I am making a plan for organic splunk growth for the next year. The main question is:
How to calculate the growth factor of cpu, memory and disk for an increase of 100 GB of indexed data / day?
- Cluster environment: search head and indexer
- Search Factor = 2
- Replication Factor = 2
- 100 users
INDEXER SEARCH HEAD Count: 10 Count: 6 Vcpu.: 24 Vcpu.: 16 Mem..: 64GB Mem..: 32GB Disk.: 5TB Disk.: 300GB
I guess the question is, where are you coming from? How is this doing now, and how much data are you ingesting now?
Mainly because I see 10 indexers. I can't imagine how, from the indexer side of things, adding another 100 GB/day of indexed data will make any serious difference there.

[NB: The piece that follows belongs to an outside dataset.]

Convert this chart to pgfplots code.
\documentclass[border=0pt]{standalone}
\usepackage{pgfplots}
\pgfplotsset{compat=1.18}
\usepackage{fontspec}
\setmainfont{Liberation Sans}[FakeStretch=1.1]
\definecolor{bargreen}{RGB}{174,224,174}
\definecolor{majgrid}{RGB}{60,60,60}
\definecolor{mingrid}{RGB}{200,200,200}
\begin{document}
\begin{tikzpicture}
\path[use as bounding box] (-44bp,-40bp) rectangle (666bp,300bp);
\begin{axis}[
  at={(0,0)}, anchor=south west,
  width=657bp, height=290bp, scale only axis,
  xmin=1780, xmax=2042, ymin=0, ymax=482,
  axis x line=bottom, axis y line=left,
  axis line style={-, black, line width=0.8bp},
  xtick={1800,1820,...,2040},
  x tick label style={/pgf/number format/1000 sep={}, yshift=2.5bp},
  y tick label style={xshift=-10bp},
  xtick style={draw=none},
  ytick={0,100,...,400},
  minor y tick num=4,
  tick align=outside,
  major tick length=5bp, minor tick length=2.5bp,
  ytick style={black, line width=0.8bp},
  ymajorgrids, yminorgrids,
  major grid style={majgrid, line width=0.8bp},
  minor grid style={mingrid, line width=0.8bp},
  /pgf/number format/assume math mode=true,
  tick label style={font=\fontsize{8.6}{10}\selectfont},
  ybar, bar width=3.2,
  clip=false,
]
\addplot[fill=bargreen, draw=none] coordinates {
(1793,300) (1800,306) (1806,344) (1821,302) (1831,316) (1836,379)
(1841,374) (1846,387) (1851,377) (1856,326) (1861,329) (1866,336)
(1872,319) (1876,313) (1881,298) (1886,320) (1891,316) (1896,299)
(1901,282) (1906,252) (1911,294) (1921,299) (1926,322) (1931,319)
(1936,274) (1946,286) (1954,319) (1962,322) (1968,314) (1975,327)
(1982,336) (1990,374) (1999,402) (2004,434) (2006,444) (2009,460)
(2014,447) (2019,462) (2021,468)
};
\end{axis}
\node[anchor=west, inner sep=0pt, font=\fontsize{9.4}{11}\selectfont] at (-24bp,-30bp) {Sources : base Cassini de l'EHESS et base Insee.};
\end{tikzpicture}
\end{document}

I mean, you can do what, a couple of TB/day already? 100 GB/day is 10 GB/day per indexer, and .. that's nothing. Heck 100 GB/day isn't even a high load for an indexer. But without knowing where they're starting from, I can't tell you where they'll end up (except it's unlikely to be much higher than it is now unless ....
... OH I SEE "v"CPU. Umm. Now I have some far more serious questions.
1) What is the average and peak CPU usage of the virtual indexers, as reported by the OS, and as reported by your hypervisor?
2) How many physical CPUs are in your hosts? How many Cores?
3) How many virtual CPUs are allocated on the typical host?
4) What does your hypervisor say your CPU Ready amount is for these VMs?
5) Is this shared storage?
6) If so, what are the IOPS that all 10 LUNS can sustain at the same time, for data larger than your SANs cache?
7) And when your nightly backups are happening, what IOPS can all 10 LUNS sustain at the same time?
8) How much Memory does your typical Host have unprovisioned, or are you overprovisioned?
When in a virtual environment, all this becomes far more of a concern. Folks have been led to believe that Hypervisors are magic, but they're not. The above is the list of things that come up all the time with respect to virtual systems and capacity planning - where things don't make sense. Like adding another indexer actually slows down ingestion because even though you have more CPU, you know just have yet another pathway to writing to the same 48 disks in a small SAN, and they can only do so much. Or doubling indexer count takes you from "Reasonable performance" to sucky performance, because CPU ready jumps off the scale because of too much overcommitment. Or adding 2 VCPU to a moderately well performing 10 vCPU box suddenly makes it's performance take a nose dive because you are now breaking a NUMA boundary on your host. Lots of little things that have no real parallel in standalone physical systems.
So, we need more information. 🙂
Hello @rich7177 ,
Sorry if I said it wrong. I am raising the requested information. I'm starting from indexing from ~700 GB/day to 1.5TB/day by the end of next year.
I want to find out how much I need to grow wm memory and cpu for an increase of 100GB/day. With this I would be able to measure the capacity of my environment and find out if the resources are sufficient or not taking into consideration 100 to 150 concurrent users.
Aha! That makes entirely more sense.
I'm sure we can come up with at least a few general guildelines or suggestions, but there's so many caveats to it that I'm not sure it'll be useful directly. Your best bet may be to contact your Splunk rep and get him to set up a capacity planning meeting with people who can take a direct look at your system and bring to bear what they've seen in the past. I'm positive they'll be happy to help.
For instance, "100-150 concurrent users" can vary from "Machine crushing levels of searches" to "Meh, Splunk running on my laptop could handle them" depending on what exactly they're doing. Well, maybe not 150 on my laptop, but you get the point. The disparity in load can be many, many orders of magnitude, but it depends on exactly what they're doing in your system.
I'd say the starting point is the MC. Get to know it well, learn what information is available in it that tells you how busy your machines are right now. See your ingestion queues, CPU usage by sourcetype, search load ... all that kind of thing.
Then I guess just do a bit of math. Without knowing any more, you could probably pretend that it scales linearly enough that if you have 500 GB/day ingestion and 50 users right now, assume you'll need 3x resources to do 1.5 TB and 150 users. This of course depends on the new data and users acting somewhat similarly to the existing ones, but ... well, you'll know better if that's unlikely to be true. But if it is, and you are currently running at 25-50% CPU on the indexers, you'll need to expand your indexing tier a bit because you'll in the future be running 75%-150% CPU, which is a bit high.
If you are just starting out and aren't hardly ingesting anything yet, nor have a large user load yet, then that's really where Splunk can help. They can talk to you about this sort of thing, try to give you an idea based on the data you have or are expecting to put in, and on the exact use cases you are expecting. We probably can't do that well here - it's probably 2-3 meetings over 2-3 weeks of an hour each for them to do this justice.